Annalee Newitz at io9 wrote about her mixed feelings as well:

“It's hard to tell exactly what Case and Hogan are trying to say here, because a lot of this is just them goofing around. But they are very clear about one thing: they think geek culture is for 13-year-old boys, and that women have no place in it. They sing about a feminist future where geek culture is replaced by girl power and kittens, which is frankly weaksauce.”

But should the video’s spoofing of comic book obsessives be taken literally? Other commenters on io9’s post saw it differently:

“I think the message is pretty clear. Its about how Geek culture has been and remains more or less a Boys Club that women can only marginally penetrate on their own terms, and satirizing the juvenile fears most of geek culture thinks of the ways women would change 'their' territory if they were able to engage with it on their own terms.”

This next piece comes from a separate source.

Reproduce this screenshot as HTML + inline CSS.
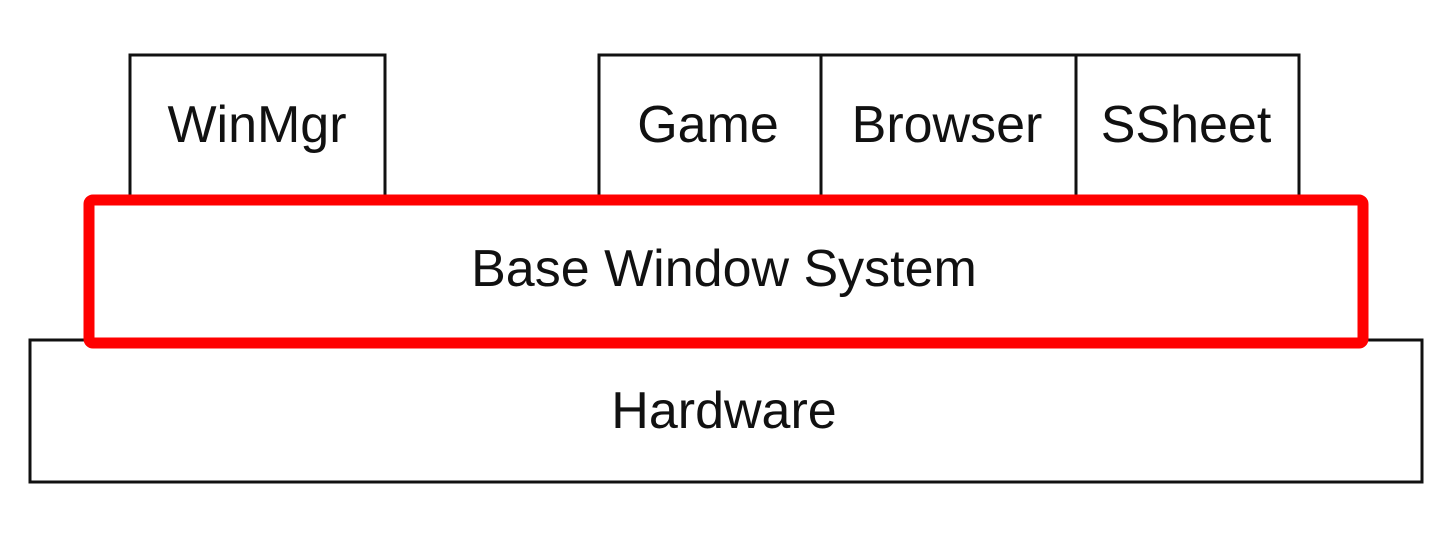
<!DOCTYPE html>
<html><head><style>
html,body{margin:0;padding:0;background:#fff;}
svg{display:block;}
text{font-family:"Liberation Sans",Arial,sans-serif;font-size:52px;fill:#111;text-anchor:middle;}
</style></head><body>
<svg width="1446" height="548" viewBox="0 0 1446 548">
<g fill="#fff" stroke="#111" stroke-width="3">
<rect x="130" y="55" width="255" height="142"/>
<rect x="599" y="55" width="222" height="142"/>
<rect x="821" y="55" width="255" height="142"/>
<rect x="1076" y="55" width="223" height="142"/>
<rect x="30" y="340" width="1392" height="142"/>
</g>
<rect x="89" y="200" width="1274" height="143" rx="4" fill="#fff" stroke="#ff0000" stroke-width="11"/>
<text x="257" y="142">WinMgr</text>
<text x="708" y="142">Game</text>
<text x="947" y="142">Browser</text>
<text x="1186" y="142">SSheet</text>
<text x="724" y="286">Base Window System</text>
<text x="724" y="428">Hardware</text>
</svg>
</body></html>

Case seems to be critiquing the culture's gendered tilt, illustrated when she lists off all the superheroes with “man” in their name. (Related: Listen to “Man,” from her latest album.) Yes, the video includes some hackneyed representations of geek and sci-fi culture. However, a closer reading of the lyrics draws a bigger picture of where the power lies in that culture, the harassment and sexism that still exists, and what the future might look like if that continues. Perhaps it's a call to take the power back.